This video explains text mining along with how it is performed. There are eight modules in this video:
- Text Mining Overview. In this first clip, we define text mining and provide examples, such as spam filtering, review analysis, and sentiment analysis.
- Related Disciplines. In this second clip, we distinguish text mining from Information Retrieval, Information Extraction, and Natural Language Processing (NLP).
- Text Mining Sources. In this third clip, we define the sources of text (textual data) and explore, structured documents, semi structures documents, and unstructured documents.
- Text Mining Process. In this fourth clip, we provide an overview to the steps in performing text mining, including Given Data (Text), Text Preprocessing, Feature Generation/Extraction, Feature Selection, Text Mining Methods, and Results Evaluation.
- Text Preprocessing. In this fifth clip, we cover Text Preprocessing including the two methods of Lexical Analysis and Syntactic Analysis.
- Feature Extraction. In this sixth clip, we explore Feature Extraction including Stop Word Elimination, Stemming, and Lemmatization.

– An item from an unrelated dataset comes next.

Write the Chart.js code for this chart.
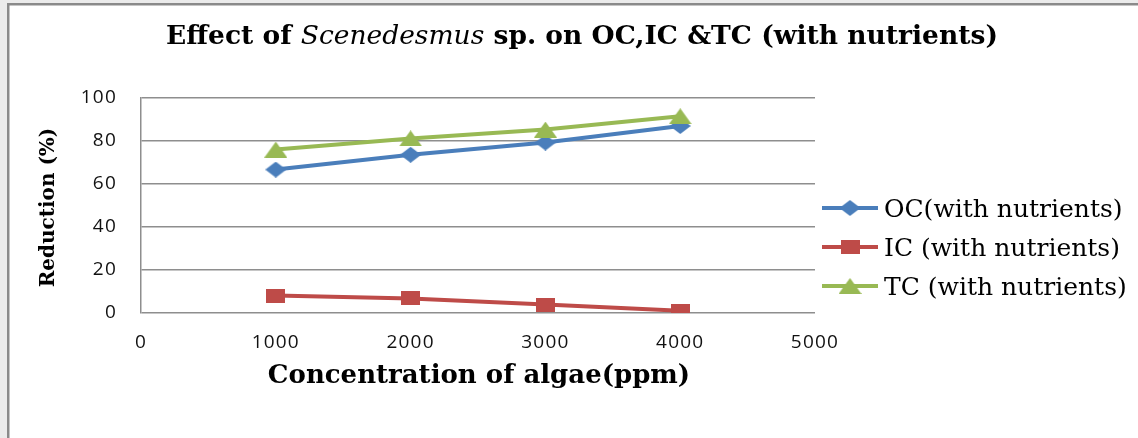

- Weighting Models. In this seventh clip, we describe how to transform bag of words to a vectorial representation so that we can use it in text mining algorithms for further processing like document classification. We cover Boolean Model, Term Frequency (TF), and Term Frequency Inverse Document Frequency (TFIDF).
- Dimension Reduction. In this eighth clip, we explore dimension reduction, which is reducing the size of the vocabulary to avoid the curse of dimensionality. We cover Latent Semantic Analysis techniques which are widely used in text mining for dimension reduction. We provide an example of using the K nearest neighbor algorithm.